With the convoluted and iterative journeys to purchase that are the reality for most products these days, the very notion of consideration is up for debate. Consideration only really has value at one point in the cycle – immediately pre-purchase. Consideration before then isn’t really worth much.

Caveat emptor

Many brands use sales funnel metrics, so if you’re buying research, the illusion of metrics which may align with your own is tempting. By all means ask about awareness, preferably unprompted. But questions about consideration and likelihood to purchase are only going to offer you false positives – which will cause problems down the road.
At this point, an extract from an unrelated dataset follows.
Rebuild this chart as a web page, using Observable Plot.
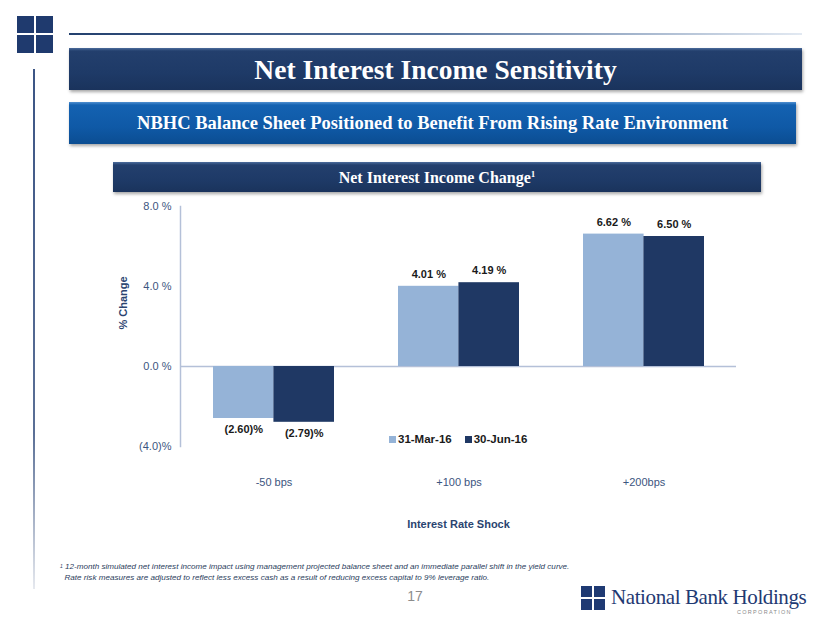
<!DOCTYPE html>
<html>
<head>
<meta charset="utf-8">
<script src="https://cdn.jsdelivr.net/npm/d3@7"></script>
<script src="https://cdn.jsdelivr.net/npm/@observablehq/plot@0.6"></script>
<style>
  html, body { margin: 0; padding: 0; background: #fff; }
  #page { position: relative; width: 830px; height: 623px; overflow: hidden; font-family: "Liberation Sans", Arial, sans-serif; }
  .abs { position: absolute; }
  .sq { position: absolute; background: #1f3a6e; }
  .box { position: absolute; color: #fff; font-family: "Liberation Serif", "Times New Roman", serif; font-weight: bold; text-align: center; box-shadow: 1px 2px 3px rgba(0,0,0,0.35); white-space: nowrap; }
  #title { left: 69px; top: 48px; width: 733px; height: 42px; line-height: 43px; font-size: 27.5px;
    background: linear-gradient(to bottom, #4b6c9c 0px, #233f6d 3px, #1e3a67 60%, #1a335c 100%); }
  #sub { left: 69px; top: 102px; width: 727px; height: 42px; line-height: 43px; font-size: 18.5px;
    background: linear-gradient(to bottom, #4f8fd0 0px, #1462b1 3px, #0f59a6 60%, #0b4d92 100%); }
  #box3 { left: 113px; top: 162px; width: 648px; height: 30px; line-height: 31px; font-size: 16px;
    background: linear-gradient(to bottom, #4b6c9c 0px, #233f6d 3px, #1e3a67 60%, #1a335c 100%); }
  #box3 sup { font-size: 9px; vertical-align: top; position: relative; top: -3px; }
  #chart { position: absolute; left: 0; top: 190px; }
  #legend { position: absolute; top: 433px; left: 389px; font-size: 11.5px; font-weight: bold; color: #1a1a1a; white-space: nowrap; }
  #legend span.sw { display: inline-block; width: 7px; height: 7px; margin-right: 2px; vertical-align: 0px; }
  #legend span.it { margin-right: 13px; }
  #foot { position: absolute; left: 60px; top: 561px; font-size: 8.1px; font-style: italic; color: #2b3d5c; line-height: 11px; white-space: nowrap; }
  #pnum { position: absolute; left: 404px; top: 588px; width: 22px; text-align: center; font-size: 14px; color: #8c8c8c; }
  #nbh { position: absolute; left: 611px; top: 585px; font-family: "Liberation Serif", "Times New Roman", serif; font-size: 21px; color: #1f3a73; letter-spacing: -0.4px; white-space: nowrap; }
  #corp { position: absolute; left: 737px; top: 609px; font-size: 5.5px; color: #8a8a8a; letter-spacing: 1.3px; }
</style>
</head>
<body>
<div id="page">
  <div class="sq" style="left:17px;top:16px;width:17px;height:17px"></div>
  <div class="sq" style="left:36px;top:16px;width:17px;height:17px"></div>
  <div class="sq" style="left:17px;top:35px;width:17px;height:18px"></div>
  <div class="sq" style="left:36px;top:35px;width:17px;height:18px"></div>
  <div class="abs" style="left:69px;top:33px;width:733px;height:2px;background:linear-gradient(to right,#23406e,#5a77a0 50%,#e2e9f2)"></div>
  <div class="abs" style="left:33px;top:69px;width:2px;height:520px;background:linear-gradient(to bottom,#3c5585,#5a6f96 70%,#e6e9ef)"></div>
  <div id="title" class="box">Net Interest Income Sensitivity</div>
  <div id="sub" class="box">NBHC Balance Sheet Positioned to Benefit From Rising Rate Environment</div>
  <div id="box3" class="box">Net Interest Income Change<sup>1</sup></div>
  <div id="chart"></div>
  <div id="legend"></div>
  <div id="foot"><sup style="font-size:5px;vertical-align:top">1</sup> 12-month simulated net interest income impact using management projected balance sheet and an immediate parallel shift in the yield curve.<br>&nbsp;&nbsp;Rate risk measures are adjusted to reflect less excess cash as a result of reducing excess capital to 9% leverage ratio.</div>
  <div id="pnum">17</div>
  <div class="sq" style="left:581px;top:586px;width:11px;height:11px;background:#1f3a73"></div>
  <div class="sq" style="left:594px;top:586px;width:11px;height:11px;background:#1f3a73"></div>
  <div class="sq" style="left:581px;top:599px;width:11px;height:11px;background:#1f3a73"></div>
  <div class="sq" style="left:594px;top:599px;width:11px;height:11px;background:#1f3a73"></div>
  <div id="nbh">National Bank Holdings</div>
  <div id="corp">CORPORATION</div>
</div>
<script>
// ---- data ----
const categories = ["-50 bps", "+100 bps", "+200bps"];
const seriesNames = ["31-Mar-16", "30-Jun-16"];
const mar16 = [-2.60, 4.01, 6.62];
const jun16 = [-2.79, 4.19, 6.50];
const yTicks = [-4, 0, 4, 8];
const seriesColors = ["#95b3d7", "#1f3864"];

const rows = [];
categories.forEach((c, i) => {
  rows.push({cat: c, series: seriesNames[0], value: mar16[i]});
  rows.push({cat: c, series: seriesNames[1], value: jun16[i]});
});

const W = 830, H = 350;
const mL = 180, mR = 94, mT = 16, mB = 94;
const padInner = 0.348, padOuter = 0.174;
const bw = d3.scaleBand().domain(categories).range([mL, W - mR]).paddingInner(padInner).paddingOuter(padOuter).bandwidth();

const fmt = v => v < 0 ? `(${Math.abs(v).toFixed(2)})%` : `${v.toFixed(2)} %`;
const yfmt = v => v < 0 ? `(${Math.abs(v).toFixed(1)})%` : `${v.toFixed(1)} %`;

const A = rows.filter(d => d.series === seriesNames[0]);
const B = rows.filter(d => d.series === seriesNames[1]);
const font = "Liberation Sans, Arial, sans-serif";

function labels(data, side) {
  const common = {x: "cat", y: "value", text: d => fmt(d.value), fontWeight: "bold", fill: "#1a1a1a", fontSize: 11, lineAnchor: "middle", dx: side * bw / 4};
  return [
    Plot.text(data.filter(d => d.value >= 0), {...common, dy: -12}),
    Plot.text(data.filter(d => d.value < 0), {...common, dy: 11})
  ];
}

const plot = Plot.plot({
  width: W, height: H,
  marginLeft: mL, marginRight: mR, marginTop: mT, marginBottom: mB,
  style: {fontFamily: font, fontSize: "11px", background: "transparent", overflow: "visible"},
  x: {type: "band", domain: categories, paddingInner: padInner, paddingOuter: padOuter},
  y: {domain: [-4, 8]},
  marks: [
    Plot.ruleY([0], {stroke: "#b4c0d8", strokeWidth: 1.5}),
    Plot.barY(A, {x: "cat", y: "value", fill: seriesColors[0], insetRight: bw / 2}),
    Plot.barY(B, {x: "cat", y: "value", fill: seriesColors[1], insetLeft: bw / 2}),
    Plot.frame({anchor: "left", stroke: "#b4c0d8", strokeWidth: 1.5}),
    ...labels(A, -1),
    ...labels(B, 1),
    Plot.axisY({ticks: yTicks, tickFormat: yfmt, tickSize: 0, tickPadding: 9, label: null, fill: "#3c5580", fontSize: 11}),
    Plot.axisX({tickSize: 0, tickPadding: 32, label: null, fill: "#3c5580", fontSize: 11}),
    Plot.text(["% Change"], {frameAnchor: "left", dx: -57, dy: 3, rotate: -90, fontWeight: "bold", fill: "#2a4470", fontSize: 11}),
    Plot.text(["Interest Rate Shock"], {frameAnchor: "bottom", dy: 81, fontWeight: "bold", fill: "#2a4470", fontSize: 11})
  ]
});
document.getElementById("chart").appendChild(plot);

const legend = document.getElementById("legend");
seriesNames.forEach((name, i) => {
  const item = document.createElement("span");
  item.className = "it";
  const sw = document.createElement("span");
  sw.className = "sw";
  sw.style.background = seriesColors[i];
  item.appendChild(sw);
  item.appendChild(document.createTextNode(name));
  legend.appendChild(item);
});
</script>
</body>
</html>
Not only that but they come at the price of a better question – because there are better questions to ask.

Perceptions of brand fit have been shown to influence sponsor perception – heavily – and can be established by survey. Contribution to the sponsorship or the fan experience (v our thoughts on adding value to fans) is another. There are other metrics, such as perception of brand attributes, which deliver actionable insight, measures you can work on – all better questions, because they will inform messaging, tone of voice, activation and relationship with brand.

Sponsorship evaluation for marketing procurement

Sponsorship teams, marketing procurement teams – if your sponsorship measurement agency is proposing or worse asking these questions, push them to do better. The larger agencies have tremendous senior level IP and brainpower, but the process of productising their services dramatically dilutes your access to it. And their business model is predicated on standard methodologies, so they’re really not invested in doing it better.

And going back to that decade of false positives – be mindful of the research agency’s own interests. It is not in their interest to report consistently negative or consistently positive findings. Almost the best combination is average findings with positive highlights. The sales game is obviously to keep the client on the hook with the lure of future success.

We wouldn’t go so far as to say that agencies are faking results, but we would always say: make sure you look at the raw data.